Rising Summer Heat Threatens Farm Workers
A hotter-than-average summer puts farm workers at greater risk for heat-related illness and death.
Forecasters are predicting an extra-hot summer in Georgia this year, which is happening more and more often thanks to climate change. The state has already experienced unseasonably warm temperatures this spring.
The National Oceanic and Atmospheric Administration predicts this summer will be hotter and wetter than average in Georgia, which could mean more heat-related illness and overloaded power systems as people run air conditioning.
Rachel Licker with the Union of Concerned Scientists said the heat can be especially dangerous for outside workers, such as those on farms.

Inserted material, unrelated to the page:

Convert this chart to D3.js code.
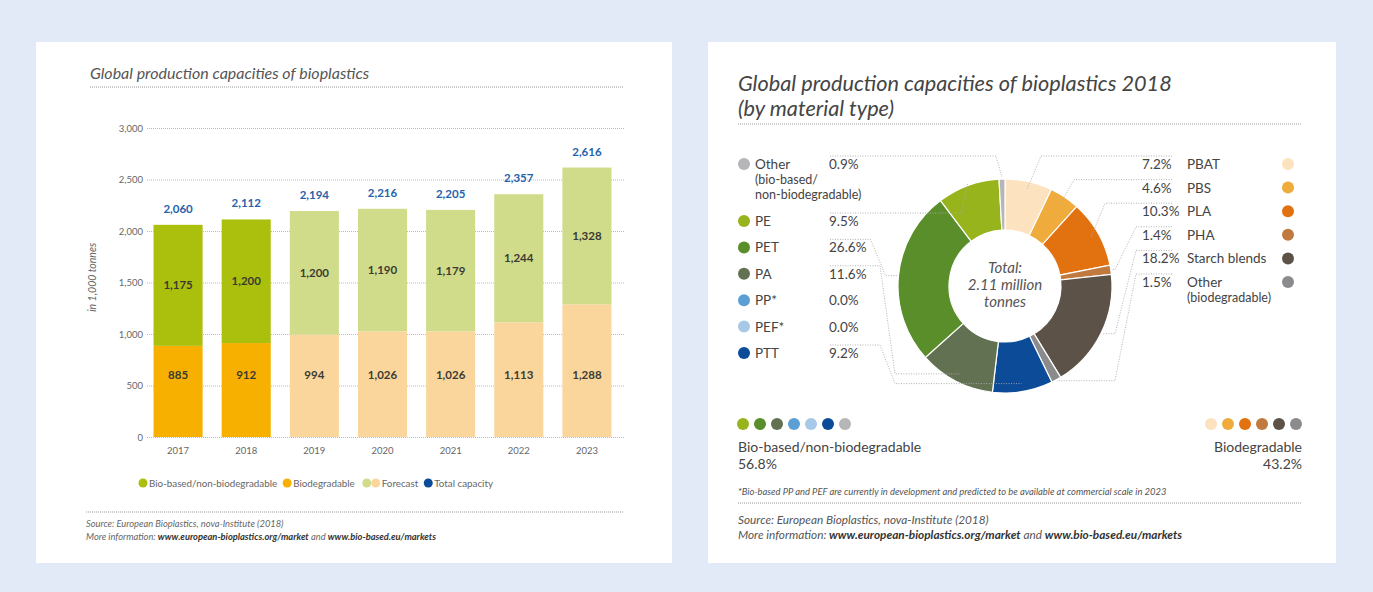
<!DOCTYPE html>
<html>
<head>
<meta charset="utf-8">
<script src="https://cdn.jsdelivr.net/npm/d3@7"></script>
<style>
body { margin: 0; background: #e1eaf6; }
svg { display: block; font-family: Lato, "Open Sans", sans-serif; }
</style>
</head>
<body>
<svg id="chart" width="1373" height="592"></svg>
<script>
// ---- bar chart data (in 1,000 tonnes)
var years = ["2017", "2018", "2019", "2020", "2021", "2022", "2023"];
var bioBased = [1175, 1200, 1200, 1190, 1179, 1244, 1328];
var biodegradable = [885, 912, 994, 1026, 1026, 1113, 1288];
var totals = [2060, 2112, 2194, 2216, 2205, 2357, 2616];
var firstForecast = "2019";
var yTicks = [0, 500, 1000, 1500, 2000, 2500, 3000];

// ---- donut data (share in %)
var bioBasedTypes = ["Other", "PE", "PET", "PA", "PP*", "PEF*", "PTT"];
var bioBasedShares = [0.9, 9.5, 26.6, 11.6, 0.0, 0.0, 9.2];
var biodegTypes = ["PBAT", "PBS", "PLA", "PHA", "Starch blends", "Other"];
var biodegShares = [7.2, 4.6, 10.3, 1.4, 18.2, 1.5];
var groupTotals = ["56.8%", "43.2%"];

var bioBasedColors = ["#b6b6b8", "#97b41c", "#5a8e2a", "#627152", "#5b9fd5", "#a8c8e8", "#0b4b98"];
var biodegColors = ["#fde2bf", "#efab3c", "#e2710f", "#c07a3f", "#5d5248", "#8b8b8d"];

var svg = d3.select("#chart");
var grey = "#555";

function dotted(x1, x2, y) {
    svg.append("line")
        .attr("x1", x1).attr("x2", x2).attr("y1", y).attr("y2", y)
        .attr("stroke", "#999").attr("stroke-width", 1)
        .attr("stroke-dasharray", "1,1");
}

// panels
svg.append("rect").attr("x", 36).attr("y", 42).attr("width", 636).attr("height", 521).attr("fill", "#fff");
svg.append("rect").attr("x", 708).attr("y", 42).attr("width", 628).attr("height", 521).attr("fill", "#fff");

// ================= left: stacked bars =================
svg.append("text")
    .attr("x", 90).attr("y", 79)
    .attr("font-size", 16).attr("font-style", "italic").attr("fill", grey)
    .text("Global production capacities of bioplastics");
dotted(90, 624, 87);

var x = d3.scaleBand()
    .domain(years)
    .range([144, 621])
    .paddingInner(0.28)
    .paddingOuter(0.14);
var y = d3.scaleLinear()
    .domain([0, 3000])
    .range([437, 128]);

var y_axis = svg.append("g")
    .attr("transform", "translate(147,0)")
    .call(d3.axisLeft(y)
        .tickValues(yTicks)
        .tickSize(-(624 - 147))
        .tickPadding(4)
        .tickFormat(d3.format(",")));
y_axis.select(".domain").remove();
y_axis.selectAll("line").attr("stroke", "#bbb").attr("stroke-dasharray", "1,1");
y_axis.selectAll("text").attr("fill", "#666").attr("font-size", 9.5)
    .attr("font-family", "Lato, 'Open Sans', sans-serif");

svg.append("text")
    .attr("transform", "translate(96," + y(1550) + ") rotate(-90)")
    .attr("text-anchor", "middle")
    .attr("font-size", 10.5).attr("font-style", "italic").attr("fill", "#666")
    .text("in 1,000 tonnes");

var x_axis = svg.append("g")
    .attr("transform", "translate(0," + y(0) + ")")
    .call(d3.axisBottom(x).tickSize(0).tickPadding(10));
x_axis.select(".domain").remove();
x_axis.selectAll("text").attr("fill", "#666").attr("font-size", 9.5)
    .attr("font-family", "Lato, 'Open Sans', sans-serif");

function forecast(i) { return years.indexOf(firstForecast) <= i; }

var bars = svg.append("g");
years.forEach(function (yr, i) {
    bars.append("rect")
        .attr("x", x(yr)).attr("width", x.bandwidth())
        .attr("y", y(biodegradable[i])).attr("height", y(0) - y(biodegradable[i]))
        .attr("fill", forecast(i) ? "#fbd69c" : "#f7b000");
    bars.append("rect")
        .attr("x", x(yr)).attr("width", x.bandwidth())
        .attr("y", y(totals[i])).attr("height", y(biodegradable[i]) - y(totals[i]))
        .attr("fill", forecast(i) ? "#d1dc8b" : "#abc00c");
    var cx = x(yr) + x.bandwidth() / 2;
    bars.append("text")
        .attr("x", cx).attr("y", y(600) + 4)
        .attr("text-anchor", "middle").attr("font-size", 11.5).attr("font-weight", "bold").attr("fill", "#3b3b33")
        .text(d3.format(",")(biodegradable[i]));
    bars.append("text")
        .attr("x", cx).attr("y", y((biodegradable[i] + totals[i]) / 2) + 4)
        .attr("text-anchor", "middle").attr("font-size", 11.5).attr("font-weight", "bold").attr("fill", "#3b3b33")
        .text(d3.format(",")(bioBased[i]));
    bars.append("text")
        .attr("x", cx).attr("y", y(totals[i]) - 12)
        .attr("text-anchor", "middle").attr("font-size", 11.5).attr("font-weight", "bold").attr("fill", "#2563ab")
        .text(d3.format(",")(totals[i]));
});

// legend, laid out left to right
var legendY = 483;
var legendItems = [
    { dots: ["#abc00c"], label: "Bio-based/non-biodegradable" },
    { dots: ["#f7b000"], label: "Biodegradable" },
    { dots: ["#d1dc8b", "#fbd69c"], label: "Forecast" },
    { dots: ["#0b4b98"], label: "Total capacity" }
];
var lx = 143;
legendItems.forEach(function (it, n) {
    it.dots.forEach(function (c, k) {
        svg.append("circle").attr("cx", lx + k * 9).attr("cy", legendY).attr("r", 4.5).attr("fill", c);
    });
    var t = svg.append("text")
        .attr("x", lx + (it.dots.length - 1) * 9 + 6).attr("y", legendY + 3.5)
        .attr("font-size", 9.8).attr("fill", "#666")
        .text(it.label);
    lx = lx + (it.dots.length - 1) * 9 + 6 + t.node().getComputedTextLength() + (n === 1 ? 12 : 10);
});

dotted(86, 624, 512);
svg.append("text").attr("x", 86).attr("y", 527)
    .attr("font-size", 9.3).attr("font-style", "italic").attr("fill", "#666")
    .text("Source: European Bioplastics, nova-Institute (2018)");
var more = svg.append("text").attr("x", 86).attr("y", 540)
    .attr("font-size", 9.3).attr("font-style", "italic").attr("fill", "#666");
more.append("tspan").text("More information: ");
more.append("tspan").attr("font-weight", "bold").attr("fill", "#333").text("www.european-bioplastics.org/market");
more.append("tspan").text(" and ");
more.append("tspan").attr("font-weight", "bold").attr("fill", "#333").text("www.bio-based.eu/markets");

// ================= right: donut =================
svg.append("text")
    .attr("x", 738).attr("y", 91)
    .attr("font-size", 21.7).attr("font-style", "italic").attr("fill", "#444")
    .text("Global production capacities of bioplastics 2018");
svg.append("text")
    .attr("x", 738).attr("y", 116)
    .attr("font-size", 21.7).attr("font-style", "italic").attr("fill", "#444")
    .text("(by material type)");
dotted(738, 1302, 124);

var cxD = 1005, cyD = 286, rOut = 107, rIn = 56;

var slices = [];
biodegTypes.forEach(function (t, i) {
    slices.push({ side: "right", row: i, name: t, share: biodegShares[i], color: biodegColors[i] });
});
for (var i = bioBasedTypes.length - 1; i >= 0; i--) {
    slices.push({ side: "left", row: i, name: bioBasedTypes[i], share: bioBasedShares[i], color: bioBasedColors[i] });
}

var pie = d3.pie().sort(null).value(function (d) { return d.share; });
var arc = d3.arc().innerRadius(rIn).outerRadius(rOut);
var arcs = pie(slices);

var donut = svg.append("g").attr("transform", "translate(" + cxD + "," + cyD + ")");
donut.selectAll("path")
    .data(arcs.filter(function (a) { return a.data.share > 0; }))
    .enter().append("path")
    .attr("d", arc)
    .attr("fill", function (a) { return a.data.color; })
    .attr("stroke", "#fff").attr("stroke-width", 1.2);

["Total:", "2.11 million", "tonnes"].forEach(function (t, k) {
    donut.append("text")
        .attr("x", 0).attr("y", -13 + k * 17)
        .attr("text-anchor", "middle")
        .attr("font-size", 15).attr("font-style", "italic").attr("fill", "#555")
        .text(t);
});

function rowYLeft(i) { return i === 0 ? 164 : 221 + (i - 1) * 26.4; }
function rowYRight(i) { return 164 + i * 23.6; }
function pointAt(angle, r) {
    return [cxD + r * Math.sin(angle), cyD - r * Math.cos(angle)];
}

// leader lines
var line = d3.line();
arcs.forEach(function (a) {
    if (a.data.share <= 0) return;
    var mid = (a.startAngle + a.endAngle) / 2;
    var pts;
    if (a.data.side === "right") {
        var top = rowYRight(a.data.row) - 8;
        var p = pointAt(mid, rOut - 8);
        if (p[1] > cyD - 30) {
            p = pointAt(mid, rOut + 1);
            pts = [[1172, top], [1136, top], [1115, p[1]], p];
        } else {
            pts = [[1172, top], [p[0] + 14, top], p];
        }
    } else {
        var topL = rowYLeft(a.data.row) - 8;
        var q = pointAt(mid, rOut + 1);
        if (q[0] > 960 && q[1] < cyD) {
            q = pointAt(mid, rOut + 2);
            pts = [[830, topL], [q[0] - 6, topL], q];
        } else {
            if (q[1] > cyD + rOut * 0.8) q = pointAt(mid, rOut - 8);
            var e = Math.min(q[0] - 12, 895);
            pts = [[830, topL], [e - 15, topL], [e, q[1]], q];
        }
    }
    svg.append("path")
        .attr("d", line(pts))
        .attr("fill", "none").attr("stroke", "#aaa").attr("stroke-width", 0.9)
        .attr("stroke-dasharray", "1,1.5");
});

// left legend
bioBasedTypes.forEach(function (t, i) {
    var yy = rowYLeft(i);
    svg.append("circle").attr("cx", 744).attr("cy", yy).attr("r", 6).attr("fill", bioBasedColors[i]);
    svg.append("text").attr("x", 755).attr("y", yy + 5)
        .attr("font-size", 13.5).attr("fill", "#444").text(t);
    svg.append("text").attr("x", 829).attr("y", yy + 5)
        .attr("font-size", 13.5).attr("fill", "#444").text(d3.format(".1f")(bioBasedShares[i]) + "%");
});
["(bio-based/", "non-biodegradable)"].forEach(function (t, k) {
    svg.append("text").attr("x", 755).attr("y", rowYLeft(0) + 20 + k * 15)
        .attr("font-size", 12.5).attr("fill", "#444").text(t);
});

// right legend
biodegTypes.forEach(function (t, i) {
    var yy = rowYRight(i);
    svg.append("text").attr("x", 1142).attr("y", yy + 5)
        .attr("font-size", 13.5).attr("fill", "#444").text(d3.format(".1f")(biodegShares[i]) + "%");
    svg.append("text").attr("x", 1187).attr("y", yy + 5)
        .attr("font-size", 13.5).attr("fill", "#444").text(t);
    svg.append("circle").attr("cx", 1288).attr("cy", yy).attr("r", 6).attr("fill", biodegColors[i]);
});
svg.append("text").attr("x", 1187).attr("y", rowYRight(5) + 20)
    .attr("font-size", 12.5).attr("fill", "#444").text("(biodegradable)");

// group dots: bio-based row lists "Other" last
var dotsY = 424;
var groupDots = bioBasedColors.slice(1).concat(bioBasedColors.slice(0, 1));
groupDots.forEach(function (c, i) {
    svg.append("circle").attr("cx", 743 + i * 17).attr("cy", dotsY).attr("r", 6).attr("fill", c);
});
biodegColors.forEach(function (c, i) {
    svg.append("circle").attr("cx", 1296 - (biodegColors.length - 1 - i) * 17).attr("cy", dotsY).attr("r", 6).attr("fill", c);
});
svg.append("text").attr("x", 738).attr("y", 452).attr("font-size", 14).attr("fill", "#444")
    .text("Bio-based/non-biodegradable");
svg.append("text").attr("x", 738).attr("y", 469).attr("font-size", 14).attr("fill", "#444")
    .text(groupTotals[0]);
svg.append("text").attr("x", 1302).attr("y", 452).attr("text-anchor", "end").attr("font-size", 14).attr("fill", "#444")
    .text("Biodegradable");
svg.append("text").attr("x", 1302).attr("y", 469).attr("text-anchor", "end").attr("font-size", 14).attr("fill", "#444")
    .text(groupTotals[1]);

svg.append("text").attr("x", 738).attr("y", 495)
    .attr("font-size", 9.4).attr("font-style", "italic").attr("fill", "#555")
    .text("*Bio-based PP and PEF are currently in development and predicted to be available at commercial scale in 2023");
dotted(738, 1302, 503);
svg.append("text").attr("x", 738).attr("y", 524)
    .attr("font-size", 11.8).attr("font-style", "italic").attr("fill", "#555")
    .text("Source: European Bioplastics, nova-Institute (2018)");
var more2 = svg.append("text").attr("x", 738).attr("y", 539)
    .attr("font-size", 11.8).attr("font-style", "italic").attr("fill", "#555");
more2.append("tspan").text("More information: ");
more2.append("tspan").attr("font-weight", "bold").attr("fill", "#333").text("www.european-bioplastics.org/market");
more2.append("tspan").text(" and ");
more2.append("tspan").attr("font-weight", "bold").attr("fill", "#333").text("www.bio-based.eu/markets");
</script>
</body>
</html>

“It's really just incredible how disproportionately vulnerable they are because of the nature of the work that they're doing," she said. "And beyond death, chronic exposure to heat can also cause a lot of health problems, including kidney disease.”
People working in agriculture are up to 35 times more likely to die from heat-related causes, according to Licker.

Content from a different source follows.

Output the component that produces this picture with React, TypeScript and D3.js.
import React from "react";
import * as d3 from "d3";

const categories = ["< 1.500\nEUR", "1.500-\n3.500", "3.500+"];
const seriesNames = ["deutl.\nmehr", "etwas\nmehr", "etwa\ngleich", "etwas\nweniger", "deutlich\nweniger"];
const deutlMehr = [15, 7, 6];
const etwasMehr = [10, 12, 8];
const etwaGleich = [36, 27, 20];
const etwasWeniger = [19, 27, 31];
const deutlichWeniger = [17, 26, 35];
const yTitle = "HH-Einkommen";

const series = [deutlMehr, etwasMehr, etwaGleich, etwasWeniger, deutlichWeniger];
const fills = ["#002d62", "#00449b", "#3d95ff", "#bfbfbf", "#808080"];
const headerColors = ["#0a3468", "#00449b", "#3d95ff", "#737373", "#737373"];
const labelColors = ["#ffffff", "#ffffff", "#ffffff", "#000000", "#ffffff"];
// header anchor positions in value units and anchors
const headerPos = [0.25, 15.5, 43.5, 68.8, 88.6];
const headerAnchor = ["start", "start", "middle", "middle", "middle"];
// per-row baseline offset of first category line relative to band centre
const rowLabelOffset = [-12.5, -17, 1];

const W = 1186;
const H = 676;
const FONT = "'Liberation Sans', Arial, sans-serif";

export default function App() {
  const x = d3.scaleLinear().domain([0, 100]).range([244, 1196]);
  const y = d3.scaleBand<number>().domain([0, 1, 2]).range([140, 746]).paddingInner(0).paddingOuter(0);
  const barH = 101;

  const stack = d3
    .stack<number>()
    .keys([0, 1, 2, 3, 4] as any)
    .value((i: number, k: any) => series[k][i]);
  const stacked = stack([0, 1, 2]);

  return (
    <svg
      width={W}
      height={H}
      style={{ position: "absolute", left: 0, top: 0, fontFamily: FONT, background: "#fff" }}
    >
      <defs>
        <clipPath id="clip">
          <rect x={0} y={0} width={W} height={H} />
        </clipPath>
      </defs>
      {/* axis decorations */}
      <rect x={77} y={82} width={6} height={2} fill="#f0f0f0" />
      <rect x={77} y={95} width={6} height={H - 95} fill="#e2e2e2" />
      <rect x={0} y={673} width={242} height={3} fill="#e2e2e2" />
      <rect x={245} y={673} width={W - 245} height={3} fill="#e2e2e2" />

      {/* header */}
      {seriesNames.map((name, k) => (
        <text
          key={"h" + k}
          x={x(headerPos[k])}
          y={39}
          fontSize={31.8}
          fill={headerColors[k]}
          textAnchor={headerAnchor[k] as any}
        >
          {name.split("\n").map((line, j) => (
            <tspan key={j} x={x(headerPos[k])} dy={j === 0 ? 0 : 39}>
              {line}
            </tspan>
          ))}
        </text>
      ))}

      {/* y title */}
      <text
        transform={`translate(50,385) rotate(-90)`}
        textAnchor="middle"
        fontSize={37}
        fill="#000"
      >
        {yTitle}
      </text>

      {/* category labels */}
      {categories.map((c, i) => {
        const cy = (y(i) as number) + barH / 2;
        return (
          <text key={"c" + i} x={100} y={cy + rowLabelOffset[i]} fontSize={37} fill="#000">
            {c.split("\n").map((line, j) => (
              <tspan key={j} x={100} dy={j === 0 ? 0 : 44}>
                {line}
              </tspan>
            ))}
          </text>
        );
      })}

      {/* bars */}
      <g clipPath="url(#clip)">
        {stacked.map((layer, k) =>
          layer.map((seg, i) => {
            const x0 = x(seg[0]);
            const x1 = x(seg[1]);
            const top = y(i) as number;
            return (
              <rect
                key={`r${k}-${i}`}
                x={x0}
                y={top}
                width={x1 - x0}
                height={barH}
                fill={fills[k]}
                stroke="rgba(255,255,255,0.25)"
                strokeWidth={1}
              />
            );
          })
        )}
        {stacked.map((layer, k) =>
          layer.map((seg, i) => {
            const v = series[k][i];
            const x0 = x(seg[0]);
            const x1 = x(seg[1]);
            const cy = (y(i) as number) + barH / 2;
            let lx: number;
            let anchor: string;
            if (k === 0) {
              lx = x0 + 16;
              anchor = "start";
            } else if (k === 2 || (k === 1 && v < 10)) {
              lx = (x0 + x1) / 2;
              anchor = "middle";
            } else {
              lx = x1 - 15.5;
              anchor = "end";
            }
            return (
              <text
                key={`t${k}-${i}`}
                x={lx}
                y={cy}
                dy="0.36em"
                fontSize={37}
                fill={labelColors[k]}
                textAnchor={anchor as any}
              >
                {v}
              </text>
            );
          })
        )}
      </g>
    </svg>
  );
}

The U.S. doesn’t have mandatory protections for farm workers facing extreme heat, though there is an effort in Congress to change that. A House bill co-sponsored by Georgia congressmen Hank Johnson and the late John Lewis in 2019 was named for Asuncion Valdivia, a farm worker who died in 2004 of heat stroke.
UCS analysis suggests that Georgia will experience more days of extreme heat each year in the coming decades, reaching an average of 77 days annually with a heat index over 105 by the end of the century. With rapid action to cut emissions, the UCS projects 26 days. Prior to 2000, the average was four of those days per year.